Beyond Simple Automation: The Business Case for Agentic Workflows
It is easy to dismiss talk of AI agents and agentic workflows as the latest technology buzz. Many organisations already have a backlog of automation projects using RPA, integrations and low-code tools. Why add yet another approach?
The answer is that agentic workflows unlock a different order of value. They make it possible to automate outcomes that previously required humans to orchestrate, not just individual tasks. Done well, this can translate into meaningful gains in revenue, margin and risk management.
The limits of traditional automation business cases
Most automation business cases focus on straightforward cost savings: “We can remove X hours of manual work per week,” often accompanied by an optimistic headcount reduction estimate. In practice, organisations rarely realise those savings directly. People are re-deployed, work shifts from one area to another, and the benefits remain fuzzy.
Agentic workflows invite you to look beyond raw labour substitution and towards metrics that leaders genuinely care about, such as:
- Time-to-value for new customers.
- Conversion and renewal rates.
- Error rates and incident volumes.
- Compliance breaches and audit findings.
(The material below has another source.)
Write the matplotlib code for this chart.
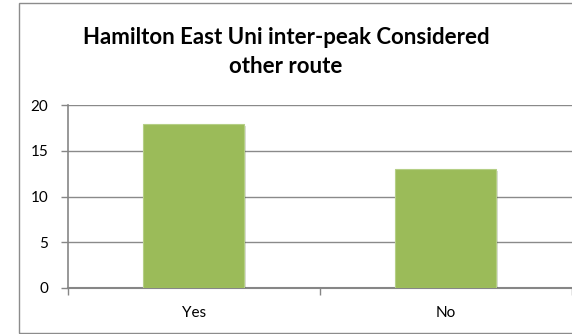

- Employee engagement and retention.
These are harder to influence with point automations, but they are exactly where agentic workflows shine.
How agentic workflows create value
You can think of the business case across three dimensions.
1. Revenue and customer experience
Agents that manage end-to-end outcomes can reduce delays, drop-offs and inconsistency in customer journeys. For example:
- Onboarding completed days faster, unlocking earlier revenue recognition.
- Fewer stalled sales opportunities because agents follow up relentlessly with the right next step.
- Higher net promoter scores as customers experience smoother, more personalised interactions.
Even modest improvements, when applied to high-volume workflows, can have a noticeable impact on the top line.
2. Cost and operational efficiency
Agentic workflows still deliver classic efficiency gains, but they do so in a more resilient way. Instead of automating a fixed set of keystrokes, you are removing entire layers of coordination and low-value decision-making.
Benefits typically include:
- Reduced need for manual triage, routing and chasing.
- Lower rework costs thanks to fewer errors and clearer ownership.
- Better utilisation of specialist staff, who focus on high-complexity work.
Because agents are designed to handle exceptions within guardrails, you also spend less time firefighting when reality diverges from the happy path.
3. Risk, control and insight
Well-governed agentic workflows can improve your control environment. Agents can be instrumented to log every step, apply policies consistently and surface anomalies early. This creates a rich audit trail and a far clearer view of how work actually flows through your organisation.
Examples include:
- Automatic documentation of decisions, with links to the data used.
- Early warning when SLAs are at risk of breach.
- Detection of unusual patterns that might indicate fraud or process breakdowns.
Building a credible business case
To make the case compelling for senior stakeholders, avoid hand-waving. Instead:
- Choose a flagship workflow with clear business ownership - for example, “customer onboarding in the mid-market segment.”
- Baseline your current performance, including volume, cycle time, error rates and any financial impact (such as revenue delay or write-offs).
- Model a realistic improvement range (for example, 20-40 per cent cycle time reduction) based on pilot data or external benchmarks.
- Translate improvements into money, considering both direct financial effects and secondary benefits such as reduced regulatory risk.
- Account for investment - not just technology, but also change management, training and process redesign.
A small, well-measured pilot can generate the evidence you need to support further investment.
Avoiding common pitfalls
A few traps frequently undermine automation business cases and are just as relevant here:
- Over-claiming headcount savings when the goal is actually to re-deploy people to higher-value work.
- Ignoring change costs, especially the time required for subject-matter experts to help design and supervise agentic workflows.
- Underestimating governance needs, which can lead to pushback from risk and compliance stakeholders.
Bring finance, operations and risk into the conversation early. Design metrics and guardrails together so that everyone understands how success will be measured and controlled.
Framing the narrative for leadership
When you talk to senior leaders about agentic workflows, resist the temptation to centre the technology. Instead, frame the discussion in the language of outcomes:
- “We can cut our onboarding time from weeks to days.”
- “We can halve the number of customer complaints about response times.”
- “We can create a real-time, auditable view of how work is flowing through our organisation.”
Agentic workflows are simply the means to that end - a way of combining AI, automation and human expertise into a coherent system. That is the story that secures investment and sponsorship.